FX Swap refers to the two transactions, including a FX Spot and a reverse FX Forward.

Product Features

1.It can help clients to lock in exchange rate / interest rate risk, matching the future cash flow of two foreign currency assets / liabilities,in order to meet the needs of business operations.

2.The Bank is able to deal in USD, EUR, HKD, GBP, RMB and other major currencies on behalf of clients.

Interest Rate

The interest Rates of FX Swap are based on the market interest rates and adjusted on the interbank lending rates.

Dealing Period

The Bank can provide FX Swap with the standard or non-standard term

For the process

1.Opening an account: The client applying for Swap FX dealing should open a current account in the bank, and generally need open a guaranteed deposit account at the same time.

2.Signing an agreement: Prior to the transaction, the client must conduct MIFID test and sign related MIFID documents, ISDA master agreement and Customer FX Transaction Application.

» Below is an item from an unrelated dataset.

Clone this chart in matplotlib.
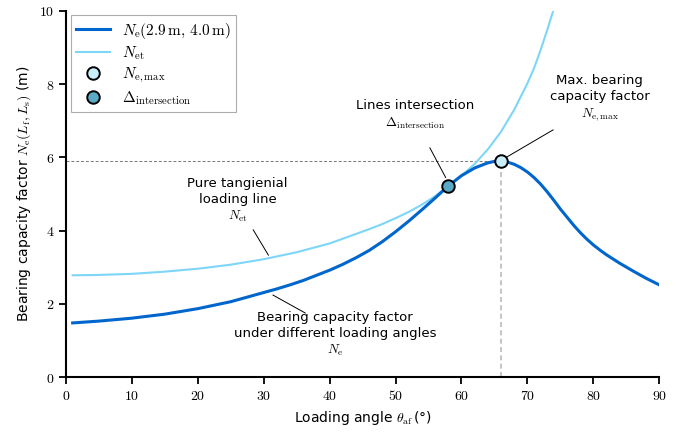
import matplotlib.pyplot as plt

plt.rcParams['mathtext.fontset'] = 'cm'
plt.rcParams['font.family'] = 'DejaVu Sans'

# bearing capacity factor under different loading angles
theta_ne = [1, 5, 10, 15, 20, 25, 30, 32, 34, 36, 38, 40, 42, 44, 46, 48, 50,
            52, 54, 56, 58, 60, 62, 64, 65, 66, 67, 68, 69, 70, 71, 72, 73,
            74, 75, 76, 77, 78, 79, 80, 81, 82, 84, 86, 88, 90]
ne = [1.48, 1.53, 1.61, 1.72, 1.87, 2.06, 2.31, 2.41, 2.52, 2.64, 2.78, 2.92,
      3.08, 3.26, 3.46, 3.70, 3.97, 4.26, 4.57, 4.89, 5.22, 5.50, 5.71, 5.85,
      5.89, 5.90, 5.87, 5.81, 5.72, 5.60, 5.45, 5.27, 5.06, 4.83, 4.59, 4.37,
      4.15, 3.95, 3.77, 3.61, 3.47, 3.34, 3.11, 2.90, 2.70, 2.52]

# pure tangential loading line
theta_net = [1, 5, 10, 15, 20, 25, 30, 35, 40, 42, 44, 46, 48, 50, 52, 54, 56,
             58, 60, 62, 64, 66, 68, 70, 71, 72, 73, 74]
net = [2.78, 2.79, 2.82, 2.88, 2.96, 3.07, 3.22, 3.41, 3.65, 3.78, 3.91, 4.04,
       4.18, 4.34, 4.51, 4.71, 4.94, 5.22, 5.50, 5.82, 6.22, 6.70, 7.30, 8.02,
       8.43, 8.93, 9.47, 10.05]

ne_max = (66, 5.90)
inter = (58, 5.22)

dark = '#0066cc'
light = '#7dd6f8'

fig = plt.figure(figsize=(6.81, 4.33), dpi=100)
ax = fig.add_axes([0.097, 0.129, 0.871, 0.846])

ax.plot([0, ne_max[0]], [ne_max[1], ne_max[1]], color='#777777', lw=0.7, dashes=(3, 2))
ax.plot([ne_max[0], ne_max[0]], [0, ne_max[1]], color='#bbbbbb', lw=1.2, dashes=(3, 2))

ax.plot(theta_ne, ne, color=dark, lw=2.2, label=r'$N_\mathrm{e}(2.9\,\mathrm{m},\,4.0\,\mathrm{m})$', zorder=3)
ax.plot(theta_net, net, color=light, lw=1.5, label=r'$N_\mathrm{et}$', zorder=2)
ax.plot(*ne_max, 'o', ms=9, mfc='#c8eefb', mec='black', mew=1.4, ls='none',
        label=r'$N_\mathrm{e,max}$', zorder=5)
ax.plot(*inter, 'o', ms=9, mfc='#5aa9c6', mec='black', mew=1.4, ls='none',
        label=r'$\Delta_\mathrm{intersection}$', zorder=5)

# annotations
fs = 9.5
ax.text(53.0, 6.72, 'Lines intersection\n' + r'$\Delta_\mathrm{intersection}$',
        ha='center', va='bottom', fontsize=fs, linespacing=1.3)
ax.plot([55.2, 57.6], [6.26, 5.45], color='black', lw=0.7)

ax.text(81.0, 6.95, 'Max. bearing\ncapacity factor\n' + r'$N_\mathrm{e,max}$',
        ha='center', va='bottom', fontsize=fs, linespacing=1.3)
ax.plot([66.6, 73.9], [5.98, 6.75], color='black', lw=0.7)

ax.text(26.0, 4.17, 'Pure tangienial\nloading line\n' + r'$N_\mathrm{et}$',
        ha='center', va='bottom', fontsize=fs, linespacing=1.3)
ax.plot([28.4, 30.7], [4.02, 3.33], color='black', lw=0.7)

ax.text(40.8, 0.52, 'Bearing capacity factor\nunder different loading angles\n' + r'$N_\mathrm{e}$',
        ha='center', va='bottom', fontsize=fs, linespacing=1.3)
ax.plot([31.4, 36.3], [2.24, 1.75], color='black', lw=0.7)

ax.set_xlim(0, 90)
ax.set_ylim(0, 10)
xt = list(range(0, 91, 10))
yt = list(range(0, 11, 2))
ax.set_xticks(xt)
ax.set_xticklabels([f'${v}$' for v in xt])
ax.set_yticks(yt)
ax.set_yticklabels([f'${v}$' for v in yt])
ax.tick_params(labelsize=10, width=1.3, length=5)

for s in ['top', 'right']:
    ax.spines[s].set_visible(False)
for s in ['left', 'bottom']:
    ax.spines[s].set_linewidth(1.5)

ax.set_xlabel(r'Loading angle $\theta_\mathrm{af}\,$(°)', fontsize=10)
ax.set_ylabel(r'Bearing capacity factor $N_\mathrm{e}(L_\mathrm{f}, L_\mathrm{s})$ (m)', fontsize=10)

leg = ax.legend(loc='upper left', fontsize=11, fancybox=False, edgecolor='#999999',
                borderpad=0.35, borderaxespad=0.3, handlelength=2.2, labelspacing=0.25)
leg.get_frame().set_linewidth(0.8)

plt.savefig('out.png', dpi=100)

3.Collecting the guaranteed deposit: the client need to pay a corresponding proportion of the guaranteed deposit, or the corresponding credit line of the client need to be reduced by the Bank.

4.Applying the transaction: The client confirms the details of the Swap FX transaction in writing.

5.Conclude a transaction: Once the transaction is completed, the bank will send the transaction confirmation letter in writing to the client.

6.Settlement: the bank and client carry out the actual delivery of funds on the delivery date. Customers may also need to apply for the early or delayed delivery, or Offset Square Liquidate (Do a reverse hedging transaction).

Applicable clients

The client has a hedge need against two cash flow risks of two foreign currencies.